• What you will do
Can you print the data exactly and leave out each image?

++++++++++

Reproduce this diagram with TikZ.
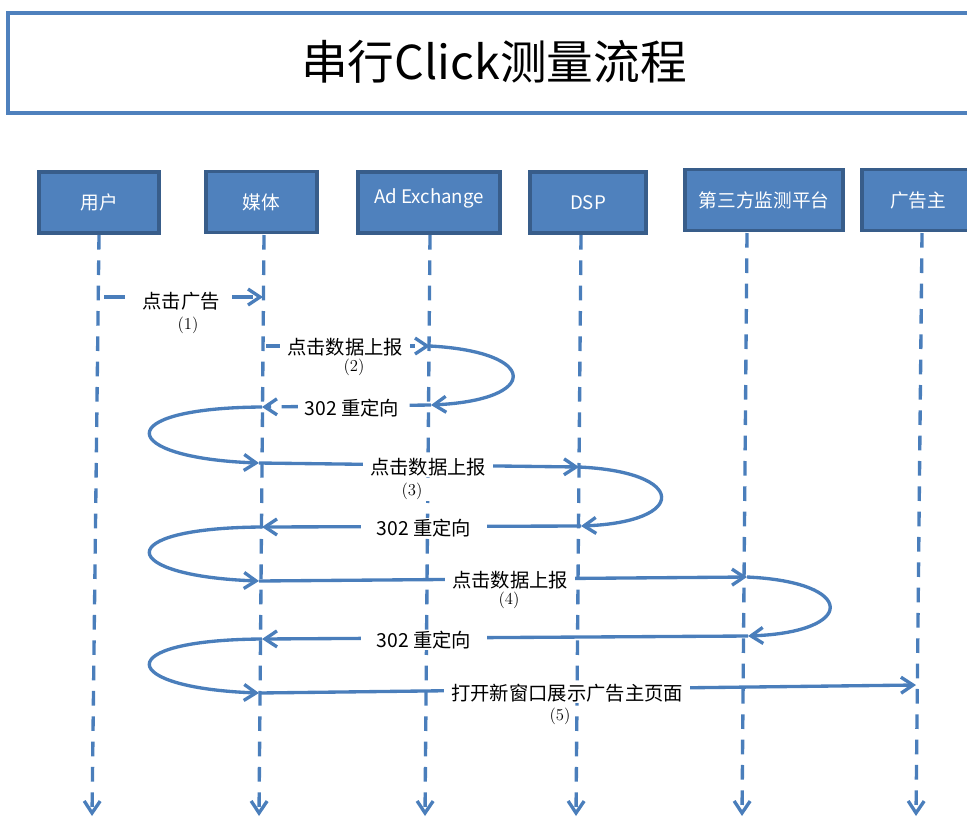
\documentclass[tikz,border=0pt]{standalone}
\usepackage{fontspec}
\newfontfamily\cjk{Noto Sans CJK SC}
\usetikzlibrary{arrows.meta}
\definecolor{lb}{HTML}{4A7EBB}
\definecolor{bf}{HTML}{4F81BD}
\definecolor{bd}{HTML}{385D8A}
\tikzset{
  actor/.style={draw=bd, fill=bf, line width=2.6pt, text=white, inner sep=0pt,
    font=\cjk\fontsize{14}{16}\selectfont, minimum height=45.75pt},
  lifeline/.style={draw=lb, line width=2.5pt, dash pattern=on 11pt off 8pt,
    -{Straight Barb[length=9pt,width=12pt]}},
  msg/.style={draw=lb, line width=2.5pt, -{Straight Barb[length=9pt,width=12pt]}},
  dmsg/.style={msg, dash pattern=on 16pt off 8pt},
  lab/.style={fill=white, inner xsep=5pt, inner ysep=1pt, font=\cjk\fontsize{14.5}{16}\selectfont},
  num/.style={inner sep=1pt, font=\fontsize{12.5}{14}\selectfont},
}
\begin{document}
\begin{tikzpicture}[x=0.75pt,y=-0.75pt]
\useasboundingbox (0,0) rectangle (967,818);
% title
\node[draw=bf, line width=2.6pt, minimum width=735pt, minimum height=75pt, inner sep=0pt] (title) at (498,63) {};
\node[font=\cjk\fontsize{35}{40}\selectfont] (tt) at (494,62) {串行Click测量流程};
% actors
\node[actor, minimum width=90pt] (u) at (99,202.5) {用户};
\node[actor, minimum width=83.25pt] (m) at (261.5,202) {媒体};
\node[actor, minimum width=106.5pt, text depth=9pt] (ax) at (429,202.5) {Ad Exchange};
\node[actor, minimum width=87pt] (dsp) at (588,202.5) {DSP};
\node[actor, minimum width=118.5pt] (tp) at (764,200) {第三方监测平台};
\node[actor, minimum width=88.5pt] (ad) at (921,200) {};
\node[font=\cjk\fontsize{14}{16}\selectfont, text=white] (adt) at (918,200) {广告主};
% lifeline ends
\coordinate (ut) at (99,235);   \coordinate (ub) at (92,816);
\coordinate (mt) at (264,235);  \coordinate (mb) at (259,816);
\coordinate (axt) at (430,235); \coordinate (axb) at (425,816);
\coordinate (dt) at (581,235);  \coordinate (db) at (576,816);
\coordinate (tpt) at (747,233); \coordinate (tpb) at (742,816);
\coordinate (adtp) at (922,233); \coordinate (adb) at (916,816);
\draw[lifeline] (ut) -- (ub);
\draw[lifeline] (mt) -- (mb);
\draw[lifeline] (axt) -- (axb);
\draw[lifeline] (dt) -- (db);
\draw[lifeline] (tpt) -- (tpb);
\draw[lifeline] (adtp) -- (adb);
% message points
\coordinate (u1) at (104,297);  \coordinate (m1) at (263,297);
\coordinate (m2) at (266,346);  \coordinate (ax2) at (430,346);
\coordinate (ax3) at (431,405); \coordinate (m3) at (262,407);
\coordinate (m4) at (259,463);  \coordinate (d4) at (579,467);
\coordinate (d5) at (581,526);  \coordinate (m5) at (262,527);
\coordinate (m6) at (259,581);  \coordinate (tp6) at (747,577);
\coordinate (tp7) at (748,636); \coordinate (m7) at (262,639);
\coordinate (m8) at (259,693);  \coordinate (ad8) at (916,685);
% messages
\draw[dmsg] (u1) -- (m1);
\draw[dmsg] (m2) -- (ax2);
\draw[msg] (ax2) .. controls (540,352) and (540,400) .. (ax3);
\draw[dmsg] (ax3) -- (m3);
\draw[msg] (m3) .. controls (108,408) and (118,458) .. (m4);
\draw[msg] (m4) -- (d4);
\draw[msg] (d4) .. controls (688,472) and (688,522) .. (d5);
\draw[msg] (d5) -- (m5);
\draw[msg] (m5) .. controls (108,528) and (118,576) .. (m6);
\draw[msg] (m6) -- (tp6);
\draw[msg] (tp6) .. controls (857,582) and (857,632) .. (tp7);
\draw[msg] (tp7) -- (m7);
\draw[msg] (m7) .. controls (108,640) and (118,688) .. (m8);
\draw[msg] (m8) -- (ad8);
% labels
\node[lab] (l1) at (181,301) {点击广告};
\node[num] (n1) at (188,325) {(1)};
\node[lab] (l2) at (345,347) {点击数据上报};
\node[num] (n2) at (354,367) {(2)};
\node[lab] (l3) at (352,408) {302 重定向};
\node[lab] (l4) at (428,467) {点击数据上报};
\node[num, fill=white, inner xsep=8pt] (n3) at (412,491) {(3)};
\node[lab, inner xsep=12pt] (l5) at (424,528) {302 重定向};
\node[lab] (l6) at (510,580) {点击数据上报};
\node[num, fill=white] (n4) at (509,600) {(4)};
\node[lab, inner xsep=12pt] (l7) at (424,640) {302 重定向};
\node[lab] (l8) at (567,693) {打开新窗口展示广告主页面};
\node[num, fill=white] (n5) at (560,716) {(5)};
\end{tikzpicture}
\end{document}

++++++++++

• The output
Reproduce this diagram with TikZ.
\documentclass[tikz,border=0pt]{standalone}
\usepackage{fontspec}
\newfontfamily\cjk{Noto Sans CJK SC}
\usetikzlibrary{arrows.meta}
\definecolor{lb}{HTML}{4A7EBB}
\definecolor{bf}{HTML}{4F81BD}
\definecolor{bd}{HTML}{385D8A}
\tikzset{
  actor/.style={draw=bd, fill=bf, line width=2.6pt, text=white, inner sep=0pt,
    font=\cjk\fontsize{14}{16}\selectfont, minimum height=45.75pt},
  lifeline/.style={draw=lb, line width=2.5pt, dash pattern=on 11pt off 8pt,
    -{Straight Barb[length=9pt,width=12pt]}},
  msg/.style={draw=lb, line width=2.5pt, -{Straight Barb[length=9pt,width=12pt]}},
  dmsg/.style={msg, dash pattern=on 16pt off 8pt},
  lab/.style={fill=white, inner xsep=5pt, inner ysep=1pt, font=\cjk\fontsize{14.5}{16}\selectfont},
  num/.style={inner sep=1pt, font=\fontsize{12.5}{14}\selectfont},
}
\begin{document}
\begin{tikzpicture}[x=0.75pt,y=-0.75pt]
\useasboundingbox (0,0) rectangle (967,818);
% title
\node[draw=bf, line width=2.6pt, minimum width=735pt, minimum height=75pt, inner sep=0pt] (title) at (498,63) {};
\node[font=\cjk\fontsize{35}{40}\selectfont] (tt) at (494,62) {串行Click测量流程};
% actors
\node[actor, minimum width=90pt] (u) at (99,202.5) {用户};
\node[actor, minimum width=83.25pt] (m) at (261.5,202) {媒体};
\node[actor, minimum width=106.5pt, text depth=9pt] (ax) at (429,202.5) {Ad Exchange};
\node[actor, minimum width=87pt] (dsp) at (588,202.5) {DSP};
\node[actor, minimum width=118.5pt] (tp) at (764,200) {第三方监测平台};
\node[actor, minimum width=88.5pt] (ad) at (921,200) {};
\node[font=\cjk\fontsize{14}{16}\selectfont, text=white] (adt) at (918,200) {广告主};
% lifeline ends
\coordinate (ut) at (99,235);   \coordinate (ub) at (92,816);
\coordinate (mt) at (264,235);  \coordinate (mb) at (259,816);
\coordinate (axt) at (430,235); \coordinate (axb) at (425,816);
\coordinate (dt) at (581,235);  \coordinate (db) at (576,816);
\coordinate (tpt) at (747,233); \coordinate (tpb) at (742,816);
\coordinate (adtp) at (922,233); \coordinate (adb) at (916,816);
\draw[lifeline] (ut) -- (ub);
\draw[lifeline] (mt) -- (mb);
\draw[lifeline] (axt) -- (axb);
\draw[lifeline] (dt) -- (db);
\draw[lifeline] (tpt) -- (tpb);
\draw[lifeline] (adtp) -- (adb);
% message points
\coordinate (u1) at (104,297);  \coordinate (m1) at (263,297);
\coordinate (m2) at (266,346);  \coordinate (ax2) at (430,346);
\coordinate (ax3) at (431,405); \coordinate (m3) at (262,407);
\coordinate (m4) at (259,463);  \coordinate (d4) at (579,467);
\coordinate (d5) at (581,526);  \coordinate (m5) at (262,527);
\coordinate (m6) at (259,581);  \coordinate (tp6) at (747,577);
\coordinate (tp7) at (748,636); \coordinate (m7) at (262,639);
\coordinate (m8) at (259,693);  \coordinate (ad8) at (916,685);
% messages
\draw[dmsg] (u1) -- (m1);
\draw[dmsg] (m2) -- (ax2);
\draw[msg] (ax2) .. controls (540,352) and (540,400) .. (ax3);
\draw[dmsg] (ax3) -- (m3);
\draw[msg] (m3) .. controls (108,408) and (118,458) .. (m4);
\draw[msg] (m4) -- (d4);
\draw[msg] (d4) .. controls (688,472) and (688,522) .. (d5);
\draw[msg] (d5) -- (m5);
\draw[msg] (m5) .. controls (108,528) and (118,576) .. (m6);
\draw[msg] (m6) -- (tp6);
\draw[msg] (tp6) .. controls (857,582) and (857,632) .. (tp7);
\draw[msg] (tp7) -- (m7);
\draw[msg] (m7) .. controls (108,640) and (118,688) .. (m8);
\draw[msg] (m8) -- (ad8);
% labels
\node[lab] (l1) at (181,301) {点击广告};
\node[num] (n1) at (188,325) {(1)};
\node[lab] (l2) at (345,347) {点击数据上报};
\node[num] (n2) at (354,367) {(2)};
\node[lab] (l3) at (352,408) {302 重定向};
\node[lab] (l4) at (428,467) {点击数据上报};
\node[num, fill=white, inner xsep=8pt] (n3) at (412,491) {(3)};
\node[lab, inner xsep=12pt] (l5) at (424,528) {302 重定向};
\node[lab] (l6) at (510,580) {点击数据上报};
\node[num, fill=white] (n4) at (509,600) {(4)};
\node[lab, inner xsep=12pt] (l7) at (424,640) {302 重定向};
\node[lab] (l8) at (567,693) {打开新窗口展示广告主页面};
\node[num, fill=white] (n5) at (560,716) {(5)};
\end{tikzpicture}
\end{document}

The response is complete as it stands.